▶ [Task to carry out]:
Read the records below and copy each line that contains "this".

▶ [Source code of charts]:
-=-=-
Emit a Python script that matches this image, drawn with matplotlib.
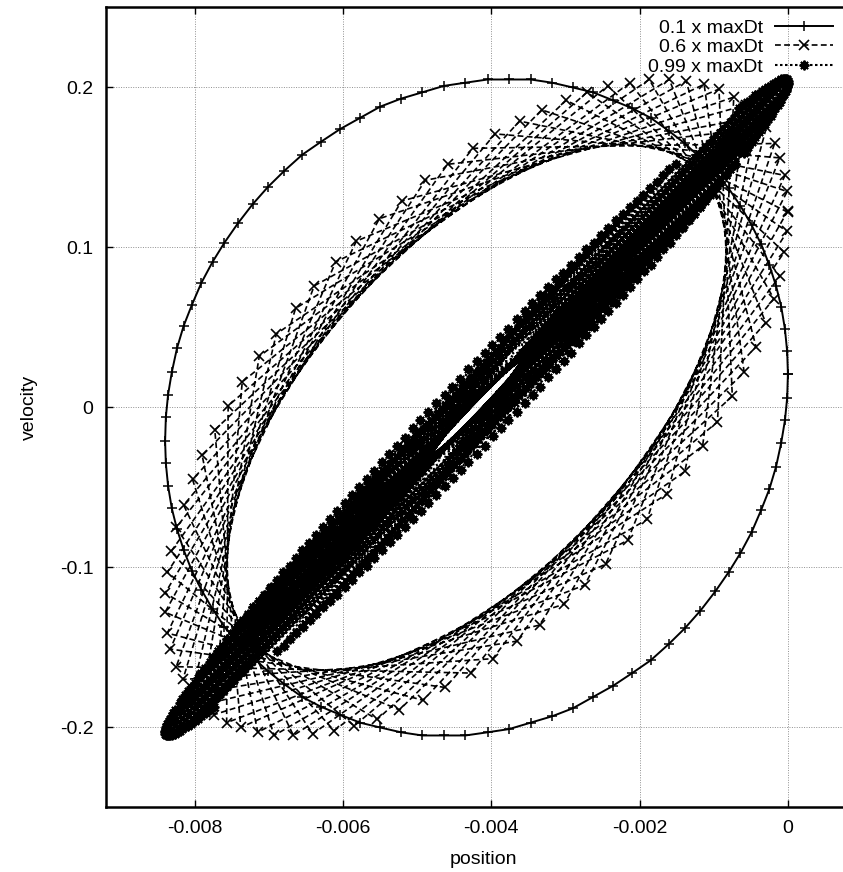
import matplotlib
matplotlib.use("Agg")
import matplotlib.pyplot as plt

# phase-space samples (position, velocity)
labels = ['0.1 x maxDt', '0.6 x maxDt', '0.99 x maxDt']

pos_01 = [0.0, -0.00001, -0.00004, -0.00009, -0.00016, -0.00025, -0.00036, -0.00049,
          -0.00064, -0.00080, -0.00098, -0.00118, -0.00139, -0.00161, -0.00185, -0.00210,
          -0.00236, -0.00263, -0.00290, -0.00318, -0.00347, -0.00376, -0.00405,
          -0.00435, -0.00464, -0.00493, -0.00522, -0.00550, -0.00577, -0.00604, -0.00630,
          -0.00655, -0.00679, -0.00701, -0.00722, -0.00742, -0.00760, -0.00776, -0.00791,
          -0.00804, -0.00815, -0.00824, -0.00831, -0.00836, -0.00839, -0.00840,
          -0.00839, -0.00836, -0.00831, -0.00824, -0.00815, -0.00804, -0.00791, -0.00776,
          -0.00760, -0.00742, -0.00722, -0.00701, -0.00679, -0.00655, -0.00630, -0.00604,
          -0.00577, -0.00550, -0.00522, -0.00493, -0.00464, -0.00435,
          -0.00405, -0.00376, -0.00347, -0.00318, -0.00290, -0.00263, -0.00236, -0.00210,
          -0.00185, -0.00161, -0.00139, -0.00118, -0.00098, -0.00080, -0.00064, -0.00049,
          -0.00036, -0.00025, -0.00016, -0.00009, -0.00004, -0.00001, 0.0]
vel_01 = [0.021, 0.035, 0.049, 0.063, 0.076, 0.089, 0.102, 0.114,
          0.126, 0.137, 0.147, 0.156, 0.165, 0.173, 0.181, 0.187,
          0.192, 0.197, 0.200, 0.203, 0.205, 0.205, 0.205,
          0.203, 0.201, 0.197, 0.193, 0.188, 0.181, 0.174, 0.166,
          0.158, 0.148, 0.138, 0.127, 0.115, 0.103, 0.091, 0.078,
          0.064, 0.051, 0.037, 0.022, 0.008, -0.006, -0.021,
          -0.035, -0.049, -0.063, -0.076, -0.089, -0.102, -0.114, -0.126,
          -0.137, -0.147, -0.156, -0.165, -0.173, -0.181, -0.187, -0.192,
          -0.197, -0.200, -0.203, -0.205, -0.205, -0.205,
          -0.203, -0.201, -0.197, -0.193, -0.188, -0.181, -0.174, -0.166,
          -0.158, -0.148, -0.138, -0.127, -0.115, -0.103, -0.091, -0.078,
          -0.064, -0.051, -0.037, -0.022, -0.008, 0.006, 0.021]

pos_06 = [0.0, -0.00302, -0.00774, -0.00736, -0.00243, -0.00005, -0.00365, -0.00804,
          -0.00690, -0.00187, -0.00019, -0.00428, -0.00825, -0.00639, -0.00137, -0.00043,
          -0.00492, -0.00837, -0.00582, -0.00093, -0.00075, -0.00554, -0.00840, -0.00521,
          -0.00057, -0.00115, -0.00612, -0.00832, -0.00459, -0.00029, -0.00163, -0.00667,
          -0.00815, -0.00395, -0.00011, -0.00216, -0.00715, -0.00790, -0.00332, -0.00001,
          -0.00274, -0.00757, -0.00755, -0.00271, -0.00001, -0.00335, -0.00791, -0.00713,
          -0.00213, -0.00011, -0.00398, -0.00816, -0.00664, -0.00160, -0.00030, -0.00462,
          -0.00833, -0.00610, -0.00113, -0.00059, -0.00524, -0.00840, -0.00551, -0.00073,
          -0.00095, -0.00585, -0.00837, -0.00489, -0.00041, -0.00139, -0.00641, -0.00825,
          -0.00425, -0.00018, -0.00190, -0.00693, -0.00803, -0.00362, -0.00004, -0.00246,
          -0.00738, -0.00773, -0.00299, 0.0]
vel_06 = [0.123, -0.123, -0.192, 0.016, 0.201, 0.097, -0.146, -0.179,
          0.046, 0.205, 0.068, -0.166, -0.162, 0.076, 0.204, 0.038,
          -0.183, -0.141, 0.104, 0.199, 0.007, -0.195, -0.116, 0.129,
          0.189, -0.024, -0.202, -0.090, 0.152, 0.175, -0.054, -0.205,
          -0.061, 0.171, 0.156, -0.083, -0.203, -0.030, 0.186, 0.135,
          -0.111, -0.197, 0.001, 0.197, 0.110, -0.136, -0.186, 0.032,
          0.203, 0.082, -0.157, -0.170, 0.062, 0.205, 0.053, -0.175,
          -0.151, 0.091, 0.202, 0.022, -0.189, -0.128, 0.118, 0.194,
          -0.009, -0.199, -0.103, 0.142, 0.182, -0.040, -0.204, -0.075,
          0.162, 0.165, -0.070, -0.205, -0.045, 0.179, 0.145, -0.098,
          -0.200, -0.014, 0.192, 0.122]

# 0.99 x maxDt: eleven samples per row, rows in time order
pos_099 = [0.0, -0.00823, -0.00066, -0.00697, -0.00242, -0.00485, -0.00474, -0.00252, -0.00689, -0.00072, -0.00820,
           -0.0, -0.00826, -0.00060, -0.00705, -0.00232, -0.00495, -0.00463, -0.00262, -0.00681, -0.00078, -0.00817,
           -0.00001, -0.00829, -0.00055, -0.00713, -0.00223, -0.00506, -0.00453, -0.00272, -0.00672, -0.00084, -0.00813,
           -0.00001, -0.00831, -0.00049, -0.00721, -0.00213, -0.00516, -0.00442, -0.00282, -0.00663, -0.00091, -0.00809,
           -0.00002, -0.00833, -0.00044, -0.00728, -0.00204, -0.00527, -0.00431, -0.00292, -0.00655, -0.00097, -0.00805,
           -0.00003, -0.00835, -0.00040, -0.00735, -0.00195, -0.00537, -0.00420, -0.00302, -0.00646, -0.00104, -0.00800,
           -0.00005, -0.00836, -0.00035, -0.00742, -0.00186, -0.00547, -0.00409, -0.00313, -0.00636, -0.00112, -0.00796,
           -0.00007, -0.00838, -0.00031, -0.00749, -0.00177, -0.00558, -0.00399, -0.00323, -0.00627, -0.00119, -0.00791,
           -0.00009, -0.00839, -0.00027, -0.00756, -0.00168, -0.00568, -0.00388, -0.00334, -0.00618, -0.00127, -0.00786,
           -0.00011, -0.00839, -0.00023, -0.00762, -0.00160, -0.00578, -0.00377, -0.00344, -0.00608, -0.00134, -0.00780,
           -0.00014, -0.00840, -0.00020, -0.00768, -0.00151, -0.00588, -0.00366, -0.00355, -0.00598, -0.00142, -0.00775,
           -0.00017, -0.00840, -0.00017, -0.00774, -0.00143, -0.00598, -0.00355, -0.00366, -0.00588, -0.00151, -0.00768,
           -0.00020, -0.00840, -0.00014, -0.00780, -0.00135, -0.00608, -0.00345, -0.00377, -0.00578, -0.00159, -0.00762,
           -0.00023, -0.00839, -0.00011, -0.00785, -0.00127, -0.00617, -0.00334, -0.00387, -0.00568, -0.00168, -0.00756,
           -0.00027, -0.00839, -0.00009, -0.00791, -0.00119, -0.00627, -0.00324, -0.00398, -0.00558, -0.00177, -0.00749,
           -0.00031, -0.00838, -0.00007, -0.00796, -0.00112, -0.00636, -0.00313, -0.00409, -0.00548, -0.00185, -0.00743,
           -0.00035, -0.00837, -0.00005, -0.00800, -0.00105, -0.00645, -0.00303, -0.00420, -0.00538, -0.00194, -0.00736,
           -0.00039, -0.00835, -0.00004, -0.00805, -0.00098, -0.00654, -0.00293, -0.00431, -0.00527, -0.00204, -0.00728,
           -0.00044, -0.00833, -0.00002, -0.00809, -0.00091, -0.00663, -0.00282, -0.00441, -0.00517, -0.00213, -0.00721,
           -0.00049, -0.00831, -0.00001, -0.00813, -0.00084, -0.00672, -0.00272, -0.00452, -0.00506, -0.00222, -0.00713,
           -0.00054, -0.00829, -0.00001, -0.00817, -0.00078, -0.00680, -0.00262, -0.00463, -0.00496, -0.00232, -0.00706,
           -0.00059, -0.00826, 0.0, -0.00820, -0.00072, -0.00689, -0.00252, -0.00474, -0.00485, -0.00242, -0.00698]
vel_099 = [0.203, -0.203, 0.187, -0.112, 0.112, -0.060, 0.003, 0.055, -0.108, 0.152, -0.185,
           0.202, -0.204, 0.189, -0.117, 0.117, -0.065, 0.008, 0.050, -0.103, 0.149, -0.182,
           0.201, -0.204, 0.191, -0.121, 0.121, -0.070, 0.013, 0.045, -0.099, 0.145, -0.180,
           0.200, -0.205, 0.193, -0.125, 0.125, -0.075, 0.018, 0.040, -0.094, 0.141, -0.177,
           0.199, -0.205, 0.195, -0.129, 0.129, -0.080, 0.024, 0.034, -0.089, 0.137, -0.175,
           0.198, -0.205, 0.196, -0.133, 0.133, -0.084, 0.029, 0.029, -0.085, 0.134, -0.172,
           0.196, -0.205, 0.198, -0.137, 0.137, -0.089, 0.034, 0.024, -0.080, 0.130, -0.169,
           0.195, -0.205, 0.199, -0.141, 0.141, -0.094, 0.039, 0.019, -0.075, 0.125, -0.166,
           0.193, -0.205, 0.200, -0.145, 0.145, -0.099, 0.044, 0.013, -0.070, 0.121, -0.163,
           0.191, -0.204, 0.201, -0.149, 0.149, -0.103, 0.049, 0.008, -0.065, 0.117, -0.159,
           0.189, -0.204, 0.202, -0.152, 0.152, -0.108, 0.055, 0.003, -0.060, 0.113, -0.156,
           0.187, -0.203, 0.203, -0.187, 0.112, -0.112, 0.060, -0.003, -0.055, 0.108, -0.152,
           0.185, -0.202, 0.204, -0.189, 0.117, -0.117, 0.065, -0.008, -0.050, 0.103, -0.149,
           0.182, -0.201, 0.204, -0.191, 0.121, -0.121, 0.070, -0.013, -0.045, 0.099, -0.145,
           0.180, -0.200, 0.205, -0.193, 0.125, -0.125, 0.075, -0.018, -0.040, 0.094, -0.141,
           0.177, -0.199, 0.205, -0.195, 0.129, -0.129, 0.080, -0.024, -0.034, 0.089, -0.137,
           0.175, -0.198, 0.205, -0.196, 0.133, -0.133, 0.084, -0.029, -0.029, 0.085, -0.134,
           0.172, -0.196, 0.205, -0.198, 0.137, -0.137, 0.089, -0.034, -0.024, 0.080, -0.130,
           0.169, -0.195, 0.205, -0.199, 0.141, -0.141, 0.094, -0.039, -0.019, 0.075, -0.125,
           0.166, -0.193, 0.205, -0.200, 0.145, -0.145, 0.099, -0.044, -0.013, 0.070, -0.121,
           0.163, -0.191, 0.204, -0.201, 0.149, -0.149, 0.103, -0.049, -0.008, 0.065, -0.117,
           0.159, -0.189, 0.204, -0.202, 0.152, -0.152, 0.108, -0.055, -0.003, 0.060, -0.113]

x_ticks = [-0.008, -0.006, -0.004, -0.002, 0.0]
x_ticklabels = ['-0.008', '-0.006', '-0.004', '-0.002', '0']
y_ticks = [-0.2, -0.1, 0.0, 0.1, 0.2]
y_ticklabels = ['-0.2', '-0.1', '0', '0.1', '0.2']

plt.rcParams['font.family'] = ['Liberation Sans', 'DejaVu Sans']

fig = plt.figure(figsize=(8.43, 8.72), dpi=100)
# axes runs past the right edge of the picture, like the cropped original
ax = fig.add_axes([0.1255, 0.074, 0.8971, 0.9174])

ax.plot(pos_01, vel_01, color='black', lw=1.4, ls='-',
        marker='+', ms=7, mew=1.1, label=labels[0])
ax.plot(pos_06, vel_06, color='black', lw=1.2, ls=(0, (3.5, 2)),
        marker='x', ms=6.5, mew=1.2, label=labels[1])
ax.plot(pos_099, vel_099, color='black', lw=1.5, ls=(0, (1.2, 1.2)),
        marker=(8, 2, 0), ms=7, mew=1.4, label=labels[2])

ax.set_xlim(-0.0092, 0.001)
ax.set_ylim(-0.25, 0.25)
ax.set_xticks(x_ticks, x_ticklabels)
ax.set_yticks(y_ticks, y_ticklabels)
ax.tick_params(direction='in', length=5, width=1.0, top=True, right=True,
               labelsize=14, pad=9)
ax.set_axisbelow(True)
ax.grid(True, color='#909090', ls=(0, (1, 1.5)), lw=0.7)
for s in ax.spines.values():
    s.set_linewidth(1.8)

ax.set_xlabel('position', fontsize=14, labelpad=10)
ax.set_ylabel('velocity', fontsize=14, labelpad=16)

ax.legend(loc='upper right', bbox_to_anchor=(833 / 843, 1 - 19 / 872),
          bbox_transform=fig.transFigure, frameon=False, markerfirst=False,
          handlelength=3.0, handletextpad=0.6, labelspacing=0.1,
          borderpad=0, borderaxespad=0, fontsize=14)

fig.savefig('out.png', dpi=100)
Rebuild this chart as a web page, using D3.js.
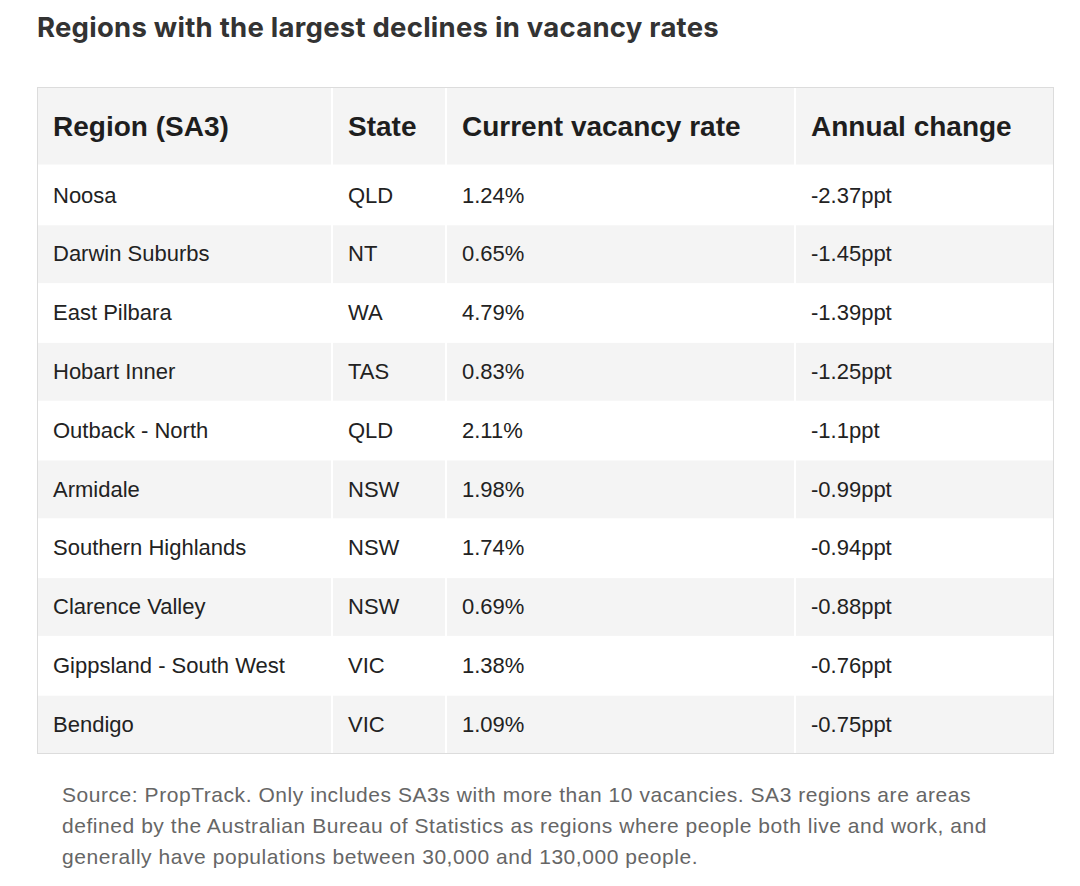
-=-=-
▶ [Exercise result]:
Emit a Python script that matches this image, drawn with matplotlib.
Rebuild this chart as a web page, using D3.js.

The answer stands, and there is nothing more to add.